# Noobie Hookup Questions



## jetta jimmy (Aug 6, 2015)

Hey Y'all, 

My family (well, I) just got a new to us 83 Leisure Craft 23' Class C. 

We are by no means new to camping, having tent camped and now I have a slight camper problem with a truck camper, a pop up, a VW Westfalia and now the beast... This is the first time hooking up fully at a camp site and I have some questions. 

Regarding the hot water heater, once I am parked and hooked up to city water, do I fire up the hot water heater or do I wait till I need it, like 30 minutes before a shower? 

Hooking up the waste water - do I use the holding tanks until they are full and drain into the sewer, or leave both valves open all the time when camped?

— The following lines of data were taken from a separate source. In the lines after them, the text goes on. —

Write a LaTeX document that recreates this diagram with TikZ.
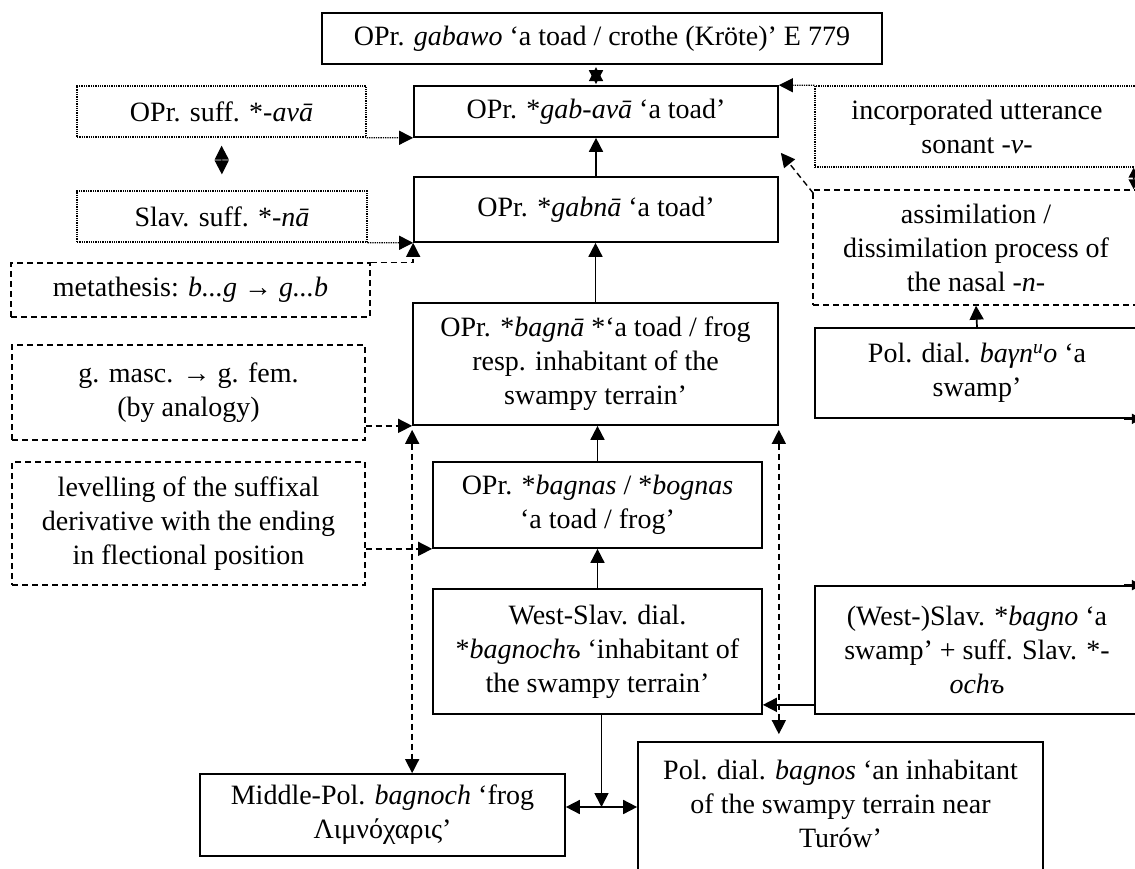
\documentclass[tikz,border=0pt]{standalone}
\usepackage{fontspec}
\setmainfont{Liberation Serif}
\usetikzlibrary{arrows.meta}

% box helper: name, style, x1, y1, x2, y2, text
\newcommand\etybox[7]{%
  \node[#2, minimum width={#5-#3}, minimum height={#6-#4}]
    (#1) at ({(#3+#5)/2},{(#4+#6)/2}) {#7};}

\begin{document}
\begin{tikzpicture}[x=1pt,y=-1pt,
  txt/.style={align=center, inner sep=0pt, font=\fontsize{28}{34}\selectfont},
  box/.style={txt, draw, line width=1.7pt},
  dotbox/.style={box, line width=1.3pt, densely dotted},
  dashbox/.style={box, line width=1.4pt, dash pattern=on 6pt off 4pt},
  solidc/.style={line width=1.7pt},
  dotc/.style={line width=1.3pt, densely dotted},
  dashc/.style={line width=1.4pt, dash pattern=on 6pt off 4pt},
  tip/.tip={Triangle[length=14pt,width=14pt]},
  stip/.tip={Triangle[length=10pt,width=10pt]},
  ]
\clip (0,0) rectangle (1135,869);
\fill[white] (0,0) rectangle (1135,869);

% central chain
\etybox{top}{box}{322}{13}{882}{64}{OPr. \textit{gabawo} ‘a toad / crothe (Kröte)’ E 779}
\etybox{gabava}{box}{414}{86}{778}{137}{OPr. *\textit{gab-avā} ‘a toad’}
\etybox{gabna}{box}{414}{177}{778}{242}{OPr. *\textit{gabnā} ‘a toad’}
\etybox{bagna}{box}{413}{303}{778}{425}{OPr. *\textit{bagnā} *‘a toad / frog\\resp. inhabitant of the\\swampy terrain’}
\etybox{bagnas}{box}{433}{462}{762}{548}{OPr. *\textit{bagnas} / *\textit{bognas}\\‘a toad / frog’}
\etybox{westslav}{box}{433}{589}{762}{714}{West-Slav. dial.\\*\textit{bagnochъ} ‘inhabitant of\\the swampy terrain’}
\etybox{middlepol}{box}{200}{774}{565}{856}{Middle-Pol. \textit{bagnoch} ‘frog\\Λιμνόχαρις’}
\etybox{bagnos}{box}{638}{742}{1043}{885}{}
\node[txt] (bagnostext) at ([yshift=10pt]bagnos.center)
  {Pol. dial. \textit{bagnos} ‘an inhabitant\\of the swampy terrain near\\Turów’};

% left-hand processes
\etybox{ava}{dotbox}{77}{86}{366}{137}{OPr. suff. *-\textit{avā}}
\etybox{slavsuff}{dotbox}{77}{191}{367}{242}{Slav. suff. *-\textit{nā}}
\etybox{meta}{dashbox}{11}{263}{370}{317}{metathesis: \textit{b...g} → \textit{g...b}}
\etybox{gmasc}{dashbox}{12}{345}{365}{440}{g. masc. → g. fem.\\(by analogy)}
\etybox{lev}{dashbox}{12}{462}{365}{585}{levelling of the suffixal\\derivative with the ending\\in flectional position}

% right-hand processes and sources
\etybox{incorp}{dotbox}{815}{86}{1139}{167}{incorporated utterance\\sonant -\textit{v}-}
\etybox{assim}{dashbox}{813}{190}{1139}{305}{assimilation /\\dissimilation process of\\the nasal -\textit{n}-}
\etybox{poldial}{box}{815}{328}{1139}{418}{Pol. dial. \textit{baγn\textsuperscript{u}o} ‘a\\swamp’}
\etybox{wsb}{box}{815}{586}{1139}{714}{(West-)Slav. *\textit{bagno} ‘a\\swamp’ + suff. Slav. *-\\\textit{ochъ}}

% solid derivations: the two overlapping heads between the top boxes
\draw[solidc, -tip] ([yshift=4pt]gabava.north) -- ([yshift=18pt]gabava.north);
\draw[solidc, -tip] ([yshift=-4pt]top.south -| gabava.north) -- ([yshift=1pt]gabava.north);
\draw[solidc, -tip] (gabna.north) -- (gabava.south);
\draw[solidc, -tip] (bagna.north) -- (bagna.north |- gabna.south);
\draw[solidc, -tip] (bagnas.north) -- (bagnas.north |- bagna.south);
\draw[solidc, -tip] (westslav.north) -- (bagnas.south);
\coordinate (fork) at ([xshift=4pt]westslav.south |- 0,807);
\draw[solidc, -tip] ([xshift=4pt]westslav.south) -- (fork);
\draw[solidc, tip-tip] (middlepol.east |- fork) -- (bagnos.west |- fork);
\coordinate (wsbout) at ([yshift=10pt]wsb.south west);
\draw[solidc, -tip] (wsbout) -- (westslav.east |- wsbout);
\draw[solidc, -tip] (poldial.north) -- (assim.south);

% dashed links
\draw[dashc, tip-tip, shorten <=4pt, shorten >=7pt] (bagna.south east) -- (bagna.south east |- bagnos.north);
\draw[dashc, tip-tip, shorten <=4pt] (bagna.south west) -- (bagna.south west |- middlepol.north);
\draw[dashc, -tip] (gmasc.east |- bagna.south) -- (bagna.south west);
\draw[dashc, -tip] (lev.east |- bagnas.south) -- (bagnas.south west);
\draw[dashc, -tip] (meta.north east) -| (gabna.south west);
\draw[dashc, -tip] ([shift={(1pt,-4pt)}]assim.north west) -- ([shift={(2pt,-15pt)}]gabava.south east);

% dotted links
\draw[dotc, -tip] (ava.south east) -- (gabava.south west);
\draw[dotc, -tip] (slavsuff.south east) -- (gabna.south west);
\draw[dotc, tip-tip, shorten <=8pt, shorten >=16pt] (ava.south) -- (slavsuff.north);
\draw[dotc, -tip] (incorp.north west) -- (gabava.north east);

% links running off the right edge
\draw[solidc, stip-stip] ([xshift=-6pt]incorp.south east) -- ([xshift=-6pt]assim.north east);
\draw[solidc, -stip] ([xshift=-16pt]poldial.south east) -- ([xshift=2pt]poldial.south east);
\draw[solidc, -stip] ([xshift=-16pt]wsb.north east) -- ([xshift=2pt]wsb.north east);
\end{tikzpicture}
\end{document}
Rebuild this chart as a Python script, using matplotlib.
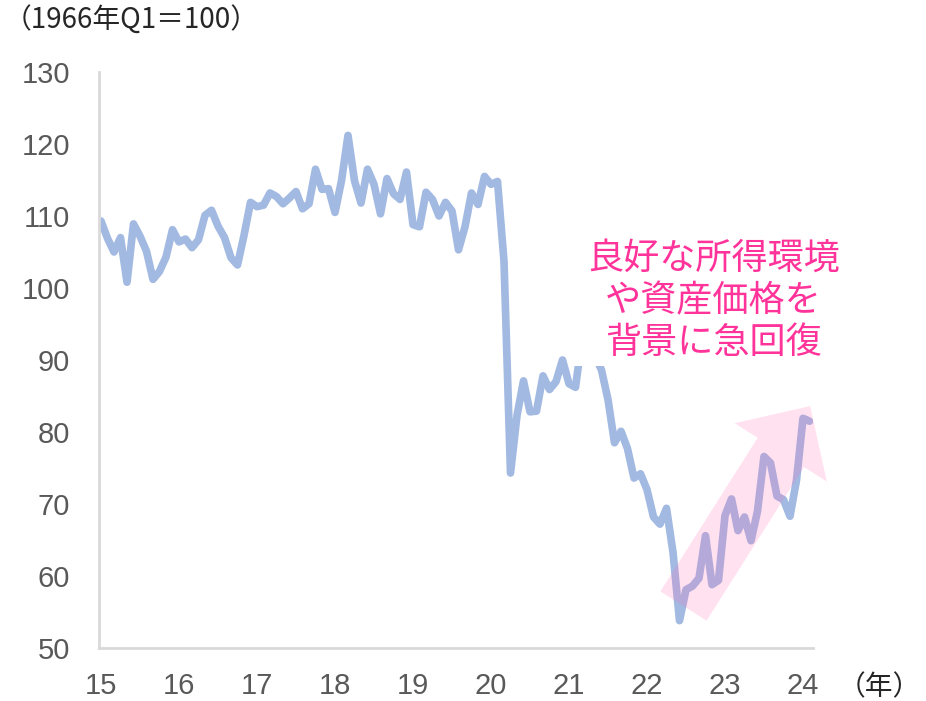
import numpy as np
import matplotlib
matplotlib.use('Agg')
import matplotlib.pyplot as plt
from matplotlib.patches import Polygon, Rectangle

# Colors
LINE_BLUE = '#A2B9E2'
AXIS_GRAY = '#D9D9D9'
LABEL_GRAY = '#595959'
PINK_TEXT = '#FF3399'
PINK_ARROW = '#FF69B4'

JP_FONT = ['Noto Sans CJK JP', 'DejaVu Sans']
NUM_FONT = ['Liberation Sans', 'Noto Sans CJK JP']

# Monthly index values, Jan 2015 - Feb 2024
idx_2015 = [109.3, 106.9, 105.0, 107.0, 100.8, 108.9, 107.2, 105.1, 101.2, 102.3, 104.3, 108.1]
idx_2016 = [106.4, 106.8, 105.6, 106.7, 110.1, 110.8, 108.6, 107.0, 104.2, 103.2, 107.3, 111.9]
idx_2017 = [111.3, 111.5, 113.2, 112.7, 111.7, 112.5, 113.4, 111.0, 111.7, 116.5, 113.7, 113.8]
idx_2018 = [110.5, 114.9, 121.2, 114.9, 111.8, 116.5, 114.4, 110.3, 115.2, 113.1, 112.3, 116.1]
idx_2019 = [108.8, 108.5, 113.3, 112.3, 110.0, 111.9, 110.7, 105.3, 108.5, 113.2, 111.6, 115.5]
idx_2020 = [114.4, 114.8, 103.7, 74.3, 82.3, 87.1, 82.8, 82.9, 87.8, 85.9, 87.0, 90.0]
idx_2021 = [86.7, 86.2, 93.0, 97.2, 90.6, 88.6, 84.5, 78.5, 80.1, 77.7, 73.6, 74.2]
idx_2022 = [72.0, 68.2, 67.2, 69.4, 63.3, 53.8, 58.1, 58.6, 59.7, 65.6, 58.8, 59.4]
idx_2023 = [68.4, 70.7, 66.3, 68.2, 64.9, 69.0, 76.6, 75.7, 71.1, 70.6, 68.3, 73.3]
idx_2024 = [81.9, 81.5]

start_year = 2015
years = list(range(2015, 2025))
year_labels = ['15', '16', '17', '18', '19', '20', '21', '22', '23', '24']
y_ticks = [50, 60, 70, 80, 90, 100, 110, 120, 130]

unit_label = '（1966年Q1＝100）'
year_unit = '（年）'
note_text = '良好な所得環境\nや資産価格を\n背景に急回復'


def arrow_polygon(ax, start, end, shaft_w, head_w, head_len):
    """Build a block arrow in pixel space so it is not skewed by the axis scales"""
    p0 = ax.transData.transform(start)
    p1 = ax.transData.transform(end)
    d = (p1 - p0) / np.linalg.norm(p1 - p0)
    n = np.array([-d[1], d[0]])
    h = p1 - d * head_len
    pts = [p0 + n * shaft_w / 2, h + n * shaft_w / 2, h + n * head_w / 2, p1,
           h - n * head_w / 2, h - n * shaft_w / 2, p0 - n * shaft_w / 2]
    return ax.transData.inverted().transform(np.array(pts))


values = idx_2015 + idx_2016 + idx_2017 + idx_2018 + idx_2019 + idx_2020 + idx_2021 + idx_2022 + idx_2023 + idx_2024
x = start_year + np.arange(len(values)) / 12

fig = plt.figure(figsize=(9.26, 7.01), dpi=100)
ax = fig.add_axes([99 / 926, 53 / 701, 714 / 926, 576 / 701])

ax.plot(x, values, color=LINE_BLUE, lw=5.5, solid_joinstyle='round', solid_capstyle='round', zorder=2)

ax.set_xlim(2015 - 2 / 78, 2015 + 712 / 78)
ax.set_ylim(50, 130)
ax.set_xticks(years)
ax.set_xticklabels(year_labels)
ax.set_yticks(y_ticks)
ax.tick_params(length=0, labelsize=21, labelcolor=LABEL_GRAY)
ax.tick_params(axis='y', pad=21)
ax.tick_params(axis='x', pad=17)
for lab in ax.get_xticklabels() + ax.get_yticklabels():
    lab.set_family(NUM_FONT)

for side in ['top', 'right']:
    ax.spines[side].set_visible(False)
for side in ['left', 'bottom']:
    ax.spines[side].set_color(AXIS_GRAY)
    ax.spines[side].set_linewidth(2)

# white text box that hides part of the line
ax.add_patch(Rectangle((2021.04, 89.2), 3.2, 18.3, facecolor='white', edgecolor='none', zorder=3, clip_on=False))
ax.text(2022.853, 98.2, note_text, color=PINK_TEXT, fontsize=26, family=JP_FONT,
        ha='center', va='center', multialignment='center', linespacing=1.23, zorder=4)

# translucent arrow over the recovery
verts = arrow_polygon(ax, (2022.468, 55.83), (2024.091, 83.60), 54.7, 109, 54.8)
ax.add_patch(Polygon(verts, closed=True, facecolor=PINK_ARROW, edgecolor='none', alpha=0.2, zorder=5, clip_on=False))

fig.text(4 / 926, 1 - 20 / 701, unit_label, fontsize=20, color='#262626', family=JP_FONT, ha='left', va='center')
fig.text(838 / 926, 1 - 687 / 701, year_unit, fontsize=20, color='#262626', family=JP_FONT, ha='left', va='center')

fig.savefig('out.png', dpi=100)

I have a house battery, going from the house battery forward, I have a keyed cut off switch, then a breaker, to another breaker under the hood, then to the isolator, then to alternator. When I switch the key off, and go to the outside light, it works but super dim. When I turn the key on, it works 100%. What are my voltage readings supposed to be on a setup like that? Could the condition I mentioned mean one of the breakers or isolator is bad? 

Sorry for the stupid questions...

Thanks,

Jim


----------



## C Nash (Aug 6, 2015)

jetta jimmy;n127699 said:
			
		

> Hey Y'all,
> 
> My family (well, I) just got a new to us 83 Leisure Craft 23' Class C.
> 
> ...



Welcome to the forun Jim.

Just preference on the hot water heater Jim.  I generally just turn on right before needed but I have electric and gas.  Use electric 99% of time with 10 gal tank and have plenty hot water

Leave valves closed and drain when full.  Drain sewage first then gray water.  Some will leave gray open but I dont.  Like to flush drain with gray after sewage ever time.

Sounds like one of your batter/batteries may be weak but may also be controler

No question is stupid


----------